Anyone else on ATOT love vinyl/records? Know of any good places to get good deals on used vinyl? Or perhaps you have suggestions on good records to look for that are pretty much unknown. I am definitely looking to expand my record collection so any help would be much appreciated. Thanks,
:beer::thumbsup::beer:
 
I have oodles of them. I need to get a turntable. I've found the best thing to do is to buy a lot of discs (not "a lot" as in many, "a lot" as in "a whole bunch for sale as a single unit) and then take out the ones you want and resell the rest. You can often turn a profit doing this even if you only charge a buck or two per disc.

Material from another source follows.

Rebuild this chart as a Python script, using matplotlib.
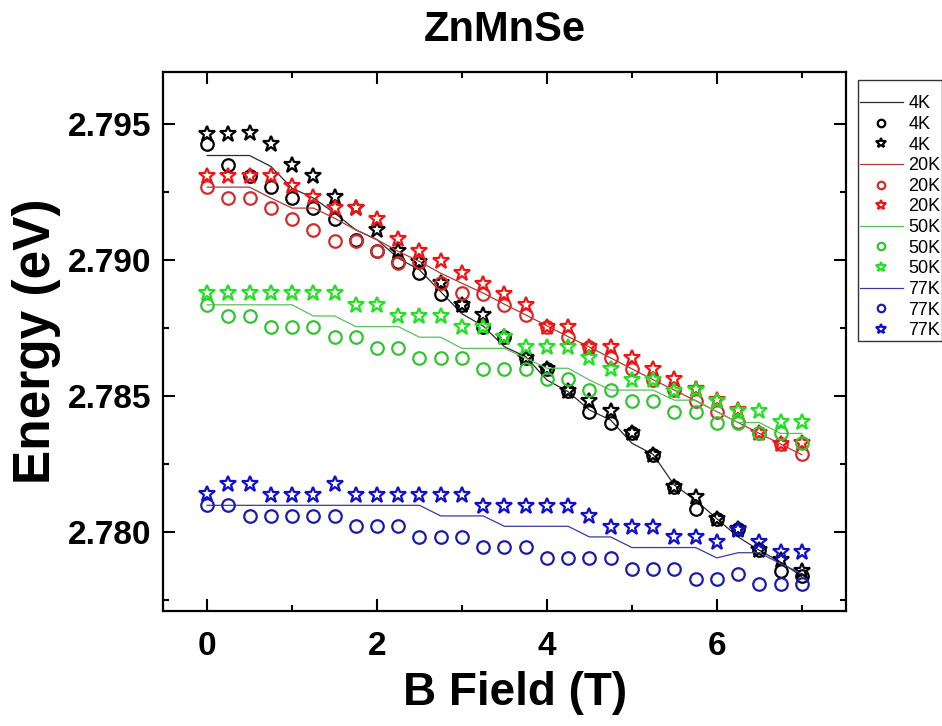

The other best way, you've already happened upon - find a store who realizes that most records just aren't worth ALL THAT MUCH and go to town.
 
I have > 60 of them (as well as > 200 cassettes, > 600 CDs, and 2 8-Tracks), but they're in FL at my parents' place with my turntable. When we get a house (with enough space to store them as well), I will bring them up.
 
I buy vinyl when I can't find the music in other formats. We have a huge record store in town so the selection is good. I gave away my turntable awhile back so I have to rely on friends to burn the music to CD. I sold the bulk of my vinyl collection, ~300 albums, when I was in grad school and I needed money for food. I really did buy groceries with it too, sad.
 
Originally posted by: Brutuskend
I have a pretty good stack of them.

Two actually.
They fall over if I stack them all on one stack.

I like saying STACK!

You have them stacked on top of each other?
That makes baby vinyl jesus cry 🙁

I have a few, but I need a better turntable. Mine was a freebie, and it's got a wobble.
 
I have a very small collection. I haven't hooked up my turntable since we moved into the house in July (bows head in shame).

 
I have some that I kept. Beatles Love Me true from Parlophone for one. Estate sales are great for vinyl. I thought I would make my fortune selling them in 1999, but the market just wasn't there. I gave 800 of them to a high school kid that was trying to make money for a trip of some such. I kept a lot of the very best. Bought a whole pile of great, early jazz at a yard sale in Ottawa for $25.00 Cdn in 1991. I sold turntables on Ebay for a couple of years. Hard to pack and ship. Kept a couple of great Sony ones (one belt drive with a good, heavy disc and another that is automatic) and am ADC Accutrac 4000 that looks like new.
 
I have several hundred albums and a very nice Kenwood KD550 direct drive turntable. I used an old Sony D5 cassette recorder as a pre-amp and patched the signal into my computer. Then I was able to convert some albums not found on CD into CDs. Recorded it to the computer then dehissed and denoised. The results were pretty good, although it was pretty time consuming.
 
I still have my vinyl records, love them dearly. Need to see about getting my turn table worked on. Belt slipped, can probably get it done, needs a new needle though.

Vinyl is still cool as hell. 🙂
 
Originally posted by: rocadelpunk
i wish.

but i was born in a cd age.

i have few hundred cds though :0

Vinyl is all over the place.
In the UK at least. A heck of a lot of new singles (generally most stuff but pop/rock) gets released on vinyl, both singles and albums.
We're in the "non-casette age", ie: mp3, CD and vinyl age.